The Thyatirans ought to be encouraged by this word of commendation. Among the “deeds” or “works” that Jesus knows are their “love and faith and service and patient endurance.” But surely the best thing said of them is that their “latter works exceed the first.” In other words, the church in Thyatira was a growing church, not so much numerically but in Christ-like qualities. They had learned that the Christian life is one of growth, progress, development, and spiritual increase. Merely maintaining the moral status quo, whether individually or corporately, is inadequate.
Thus whereas Ephesus was backsliding, Thyatira was moving forward. I think we’re justified, then, in adding this as another quality of the church that Jesus approves: to the doctrinal orthodoxy of Ephesus, the suffering for righteousness’ sake of Smyrna, the love of Pergamum, we now add the growth and development of Thyatira.

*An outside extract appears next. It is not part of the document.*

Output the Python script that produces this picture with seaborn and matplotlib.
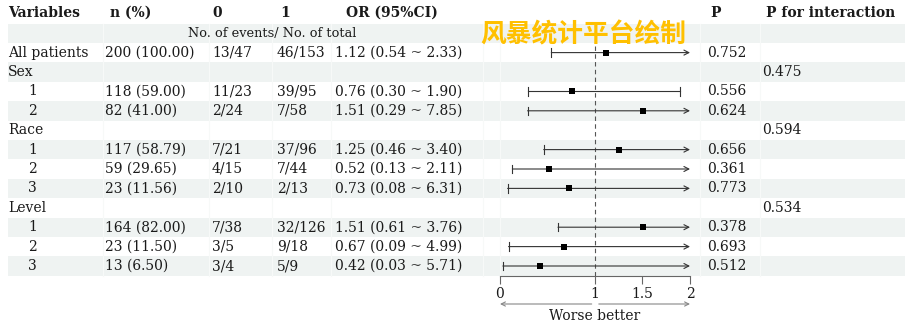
import matplotlib
matplotlib.use("Agg")
import matplotlib.pyplot as plt
from matplotlib.patches import Rectangle
import seaborn as sns
import pandas as pd

# ---------------- data ----------------
labels = ["All patients", "Sex", "1", "2", "Race", "1", "2", "3", "Level", "1", "2", "3"]
is_level = [False, False, True, True, False, True, True, True, False, True, True, True]
n_pct = ["200 (100.00)", "", "118 (59.00)", "82 (41.00)", "", "117 (58.79)", "59 (29.65)",
         "23 (11.56)", "", "164 (82.00)", "23 (11.50)", "13 (6.50)"]
events0 = ["13/47", "", "11/23", "2/24", "", "7/21", "4/15", "2/10", "", "7/38", "3/5", "3/4"]
events1 = ["46/153", "", "39/95", "7/58", "", "37/96", "7/44", "2/13", "", "32/126", "9/18", "5/9"]
or_est = [1.12, None, 0.76, 1.51, None, 1.25, 0.52, 0.73, None, 1.51, 0.67, 0.42]
or_low = [0.54, None, 0.30, 0.29, None, 0.46, 0.13, 0.08, None, 0.61, 0.09, 0.03]
or_high = [2.33, None, 1.90, 7.85, None, 3.40, 2.11, 6.31, None, 3.76, 4.99, 5.71]
p_value = ["0.752", "", "0.556", "0.624", "", "0.656", "0.361", "0.773", "", "0.378", "0.693", "0.512"]
p_interaction = ["", "0.475", "", "", "0.594", "", "", "", "0.534", "", "", ""]
headers = ["Variables", "n (%)", "0", "1", "OR (95%CI)", "P", "P for interaction"]
subheader = "No. of events/ No. of total"
axis_ticks = [0, 1, 1.5, 2]
axis_ticklabels = ["0", "1", "1.5", "2"]
x_limits = (0, 2)
ref_value = 1
watermark = "风暴统计平台绘制"
direction_label = "Worse better"

# ---------------- layout ----------------
W, H = 908, 324
ROW_TOP, ROW_H = 23.5, 19.4
FS = 10
SHADE = "#eff3f2"
TXT = "#1a1a1a"

plt.rcParams["font.family"] = ["DejaVu Serif"]

def py(i):
    return ROW_TOP + ROW_H * (i + 0.5)

fig = plt.figure(figsize=(W / 100, H / 100), dpi=100)
ax = fig.add_axes([0, 0, 1, 1])
ax.set_xlim(0, W)
ax.set_ylim(H, 0)
ax.axis("off")

n_rows = len(labels) + 1  # subheader + data rows
for i in range(n_rows):
    if i % 2 == 0:
        ax.add_patch(Rectangle((8, ROW_TOP + ROW_H * i), 897, ROW_H, facecolor=SHADE,
                               edgecolor="none", zorder=0))
for xb in [103, 209, 272, 331, 483, 500, 700, 760]:
    ax.plot([xb, xb], [ROW_TOP, ROW_TOP + ROW_H * n_rows], color="#f7f9f8", lw=0.8, zorder=0.5)

# headers
hx = [8, 110, 212, 280, 346, 710, 766]
for x, t in zip(hx, headers):
    ax.text(x, 13, t, fontsize=FS, fontweight="bold", ha="left", va="center", color=TXT)
ax.text(272, py(0), subheader, fontsize=9.3, ha="center", va="center", color=TXT)

# table body
for k, lab in enumerate(labels):
    y = py(k + 1)
    ax.text(28 if is_level[k] else 8, y, lab, fontsize=FS, ha="left", va="center", color=TXT)
    ax.text(105, y, n_pct[k], fontsize=FS, ha="left", va="center", color=TXT)
    ax.text(212, y, events0[k], fontsize=FS, ha="left", va="center", color=TXT)
    ax.text(277, y, events1[k], fontsize=FS, ha="left", va="center", color=TXT)
    if or_est[k] is not None:
        ax.text(335, y, f"{or_est[k]:.2f} ({or_low[k]:.2f} ~ {or_high[k]:.2f})",
                fontsize=FS, ha="left", va="center", color=TXT)
    ax.text(707, y, p_value[k], fontsize=FS, ha="left", va="center", color=TXT)
    ax.text(762, y, p_interaction[k], fontsize=FS, ha="left", va="center", color=TXT)

# ---------------- forest panel ----------------
bottom = ROW_TOP + ROW_H * n_rows
fax = fig.add_axes([500 / W, 1 - bottom / H, 190 / W, (bottom - ROW_TOP) / H])
fax.patch.set_alpha(0)
fax.set_xlim(*x_limits)
fax.set_ylim(n_rows - 0.5, -0.5)

df = pd.DataFrame({"row": range(1, len(labels) + 1), "est": or_est,
                   "low": or_low, "high": or_high}).dropna()

fax.axvline(ref_value, color="#555555", ls=(0, (4, 3)), lw=0.8, zorder=1)

LC = "#333333"
cap = 0.22
for _, r in df.iterrows():
    y = r["row"]
    fax.plot([r["low"], r["low"]], [y - cap, y + cap], color=LC, lw=0.8, zorder=2)
    if r["high"] > x_limits[1]:
        fax.annotate("", xy=(x_limits[1], y), xytext=(r["low"], y),
                     arrowprops=dict(arrowstyle="->,head_length=0.35,head_width=0.18",
                                     color=LC, lw=0.8, shrinkA=0, shrinkB=0), zorder=2)
    else:
        fax.plot([r["low"], r["high"]], [y, y], color=LC, lw=0.8, zorder=2)
        fax.plot([r["high"], r["high"]], [y - cap, y + cap], color=LC, lw=0.8, zorder=2)

sns.scatterplot(data=df, x="est", y="row", marker="s", s=24, color="black",
                linewidth=0, ax=fax, legend=False, zorder=5)

fax.set_xlabel("")
fax.set_ylabel("")
fax.set_yticks([])
fax.set_xticks(axis_ticks)
fax.set_xticklabels(axis_ticklabels)
for s in ["left", "right", "top"]:
    fax.spines[s].set_visible(False)
fax.spines["bottom"].set_color("#666666")
fax.spines["bottom"].set_linewidth(0.8)
fax.tick_params(axis="x", direction="out", length=6, width=0.8, color="#666666",
                labelsize=FS, labelcolor=TXT, pad=2)

# direction arrows and label
ay = H - 304
fax.annotate("", xy=(x_limits[0], ay), xytext=(0.965, ay), xycoords=("data", "figure pixels"),
             textcoords=("data", "figure pixels"),
             arrowprops=dict(arrowstyle="->,head_length=0.3,head_width=0.15", color="#888888",
                             lw=0.8, shrinkA=0, shrinkB=0), annotation_clip=False)
fax.annotate("", xy=(x_limits[1], ay), xytext=(1.04, ay), xycoords=("data", "figure pixels"),
             textcoords=("data", "figure pixels"),
             arrowprops=dict(arrowstyle="->,head_length=0.3,head_width=0.15", color="#888888",
                             lw=0.8, shrinkA=0, shrinkB=0), annotation_clip=False)
fax.annotate(direction_label, xy=(0.995, H - 316), xycoords=("data", "figure pixels"),
             fontsize=FS, ha="center", va="center", color=TXT, annotation_clip=False)

# watermark
fig.text(583 / W, 1 - 35 / H, watermark, fontfamily=["Noto Sans CJK SC", "DejaVu Sans"],
         fontweight="bold", fontsize=18.5, color="#FFC000", ha="center", va="center", zorder=10)

fig.savefig("out.png", dpi=100)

That’s a wonderful legacy, to be known as a church that has faithfully built on the original foundation of love, laboring in God’s grace to fan that first flame into a full-blown forest fire of affection and devotion to one another. Not only that, but their faith had increased. Their knowledge of God and his ways and the confidence it breeds had deepened and expanded. But doctrine hadn’t gone merely into their heads, but energized their hands as they grew in service and sacrifice for one another. And when times got tough, and the temptation to quit grew more alluring, they persevered.
Surprisingly, though, there was something missing. Some in Thyatira (clearly not all, as v. 24 makes clear) had grown tolerant of the “woman Jezebel” (v. 20) and her wicked ways. The fruit of this compromise had grown rotten and threatened the very life of the body as a whole. Christ simply won’t have it, as we’ll soon see.
But there is this to learn from the church in Thyatira: the Christian life is an ever-upward trek toward greater heights of holiness and love and theological understanding. Being born-again is only a beginning, not an end, an inauguration, not a consummation. Appealing to one’s initial zeal as an excuse for shifting into spiritual cruise control won’t set well with our Lord.
So, how’d you fare with the challenge? Are there signs of growth? Has love grown, or simply grown old (and cold)? Do the works of late exceed those first done?
“Lord, shatter our complacency! Disrupt our indifference! Move us off dead center! Overcome our spiritual inertia and lovingly lead us into new vistas of knowledge of you and love for your people and commitment to your kingdom! May we, by your grace, be people of whom it is said, ‘your latter works exceed the first.’ Amen.”